Of course, the all-time favorite halo-halo and pancit lug-lug are still on the menu.
Growing via franchising
They opened Teresita's for franchising in 2014.
“We really studied it carefully, because we also didn't want to damage the brand if our franchising efforts didn’t succeed,” said Ryan. “We became aggressive only because we saw that we were really accepted by the market, and that there were a lot of franchise inquiries,” he added.
The brothers got the help of Francorp Philippines for the development of their franchise system, and eventually came up with three franchise packages: full store, an in-line store called Teresita's Express, and carts, which will serve only halo-halo and pancit lug-lug. “This [the cart] is for entrepreneurs who want to franchise the brand, but who do not have the capital to invest in a full store,” said Ryan.

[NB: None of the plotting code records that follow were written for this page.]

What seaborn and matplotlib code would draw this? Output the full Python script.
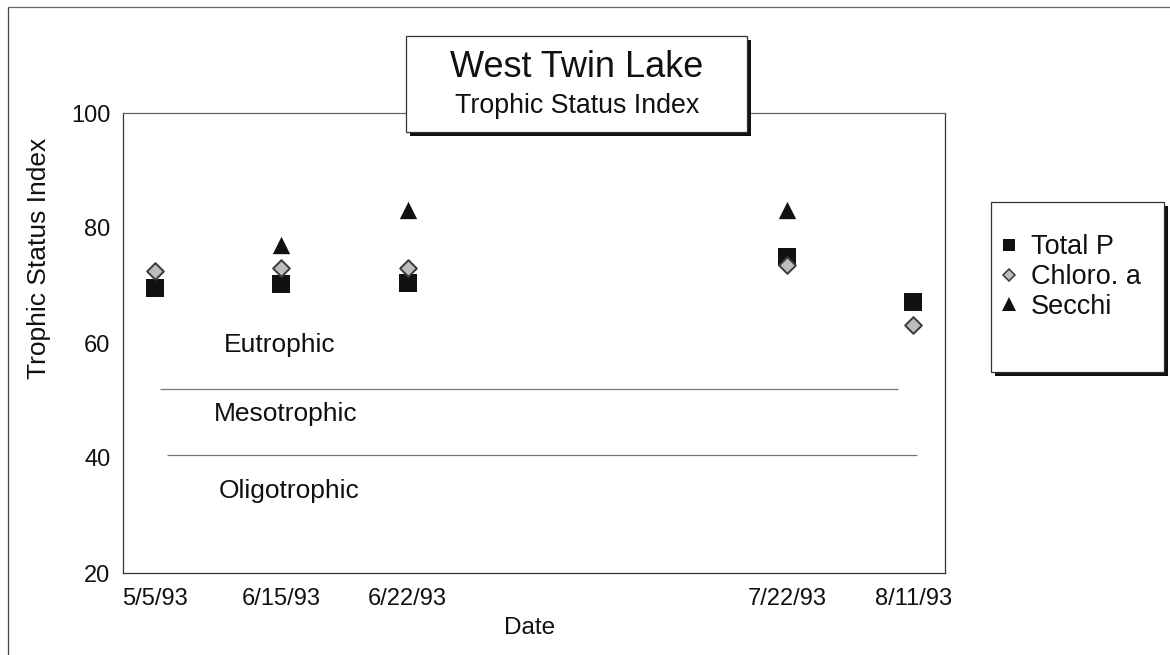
import numpy as np
import pandas as pd
import matplotlib
matplotlib.use("Agg")
import matplotlib.pyplot as plt
from matplotlib.patches import Rectangle
from matplotlib.lines import Line2D
import seaborn as sns

# ---- data ----
dates = ["5/5/93", "6/15/93", "6/22/93", "7/22/93", "8/11/93"]
slots = ["5/5/93", "6/15/93", "6/22/93", "slot_a", "slot_b", "7/22/93", "8/11/93"]
tick_labels = ["5/5/93", "6/15/93", "6/22/93", "", "", "7/22/93", "8/11/93"]
total_p = [69.5, 70.2, 70.5, 74.9, 67.2]
chloro_a = [72.6, 73.0, 73.0, 73.6, 63.1]
secchi = [np.nan, 77.0, 83.1, 83.1, np.nan]
series_names = ["Total P", "Chloro. a", "Secchi"]
boundaries = [52.0, 40.5]
zone_names = ["Eutrophic", "Mesotrophic", "Oligotrophic"]
zone_y = [59.6, 47.7, 34.3]
zone_x = [0.99, 1.04, 1.06]
y_ticks = [20, 40, 60, 80, 100]

sns.set_style("white")
plt.rcParams["font.family"] = ["Liberation Sans", "DejaVu Sans"]

df = pd.DataFrame({
    "Date": dates * 3,
    "Series": [series_names[0]] * 5 + [series_names[1]] * 5 + [series_names[2]] * 5,
    "Value": total_p + chloro_a + secchi,
})

W, H = 1170, 655
fig = plt.figure(figsize=(W / 100, H / 100), dpi=100)
ax = fig.add_axes([123 / W, 1 - 573 / H, (945 - 123) / W, (573 - 113) / H])

styles = {
    "Secchi": dict(marker="^", size=12.5, color="#111111", linewidth=0),
    "Total P": dict(marker="s", size=12.5, color="#111111", linewidth=0),
    "Chloro. a": dict(marker="D", size=8.5, color="#bdbdbd", linewidth=1.4, edgecolor="#3a3a3a"),
}
for name in ["Secchi", "Total P", "Chloro. a"]:
    sub = df[df["Series"] == name].dropna()
    sns.stripplot(data=sub, x="Date", y="Value", order=slots, jitter=False,
                  ax=ax, zorder=3, **styles[name])

ax.set_xlim(-0.25, 6.25)
ax.set_ylim(20, 100)
ax.set_yticks(y_ticks)
ax.set_xticks(range(len(slots)))
ax.set_xticklabels(tick_labels)

# zone boundaries
ax.hlines(boundaries[0], 0.04, 5.88, color="#777777", lw=0.9, zorder=2)
ax.hlines(boundaries[1], 0.095, 6.03, color="#777777", lw=0.9, zorder=2)
for nm, xx, yy in zip(zone_names, zone_x, zone_y):
    ax.text(xx, yy, nm, ha="center", va="center", fontsize=19, color="#111111")

for s in ax.spines.values():
    s.set_color("#333333")
    s.set_linewidth(0.9)
ax.spines["top"].set_color("#666666")

ax.tick_params(axis="y", direction="in", length=9, width=0.8, color="#555555",
               labelsize=17, pad=9, labelcolor="#111111")
ax.tick_params(axis="x", direction="in", length=6, width=0.8, color="#333333",
               labelsize=17, pad=11, labelcolor="#111111")

ax.set_xlabel("Date", fontsize=17.5, color="#111111")
ax.set_ylabel("Trophic Status Index", fontsize=19, color="#111111")
ax.xaxis.set_label_coords(0.495, -0.096)
ax.yaxis.set_label_coords(-0.087, 0.685)

# page frame
fig.add_artist(Line2D([8 / W, 8 / W], [0, 1 - 7 / H], color="#444444", lw=0.9))
fig.add_artist(Line2D([8 / W, 1], [1 - 7 / H, 1 - 7 / H], color="#666666", lw=0.9))


def shadow_box(x0, y0, x1, y1, off):
    fig.add_artist(Rectangle(((x0 + off) / W, 1 - (y1 + off) / H), (x1 - x0) / W, (y1 - y0) / H,
                             transform=fig.transFigure, facecolor="#111111", edgecolor="none", zorder=5))
    fig.add_artist(Rectangle((x0 / W, 1 - y1 / H), (x1 - x0) / W, (y1 - y0) / H,
                             transform=fig.transFigure, facecolor="white", edgecolor="#333333",
                             lw=0.9, zorder=6))


# title box
shadow_box(406, 36, 747, 132, 4)
fig.text(577 / W, 1 - 77 / H, "West Twin Lake", ha="center", va="baseline", fontsize=26,
         color="#111111", zorder=7)
fig.text(577 / W, 1 - 113 / H, "Trophic Status Index", ha="center", va="baseline", fontsize=19.3,
         color="#111111", zorder=7)

# legend box
shadow_box(991, 202, 1164, 372, 4)
handles = [
    Line2D([], [], ls="none", marker="s", markersize=9, color="#111111", markeredgewidth=0),
    Line2D([], [], ls="none", marker="D", markersize=6.5, markerfacecolor="#bdbdbd",
           markeredgecolor="#3a3a3a", markeredgewidth=1.1),
    Line2D([], [], ls="none", marker="^", markersize=10, color="#111111", markeredgewidth=0),
]
leg = fig.legend(handles, series_names, loc="center left", bbox_to_anchor=(997 / W, 1 - 277 / H),
                 frameon=False, fontsize=19.5, handlelength=0.9, handletextpad=0.35,
                 labelspacing=0.13, borderpad=0, borderaxespad=0)
leg.set_zorder(8)
for t in leg.get_texts():
    t.set_color("#111111")

fig.savefig("out.png", dpi=100)
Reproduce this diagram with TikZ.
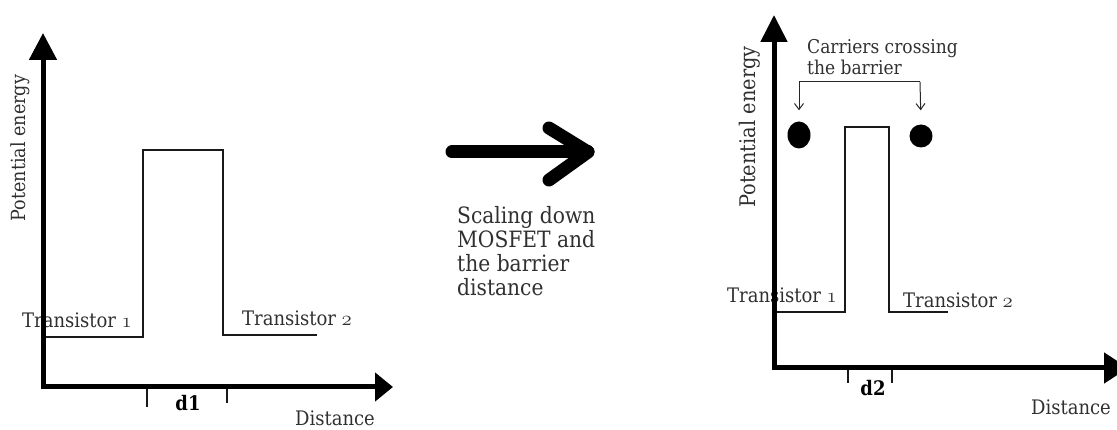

While the brothers admit that Metro Manila is a big market and would be great for further growth of Teresita's, they also know that its success still depends a lot on the choice of location. “Right now, of our 11 branches, only two are located outside of the major malls,” said Ryan.
Teresita, now 61 years old, is not one to take the back seat when it comes to the restaurant named after her. While she is letting her sons handle the daily operations of Teresita's branches all over Metro Manila, she is still the one managing their storage and commissary in Pampanga. “She doesn’t go here anymore, because it’s more stressful in (Metro) Manila,” Ryan quipped.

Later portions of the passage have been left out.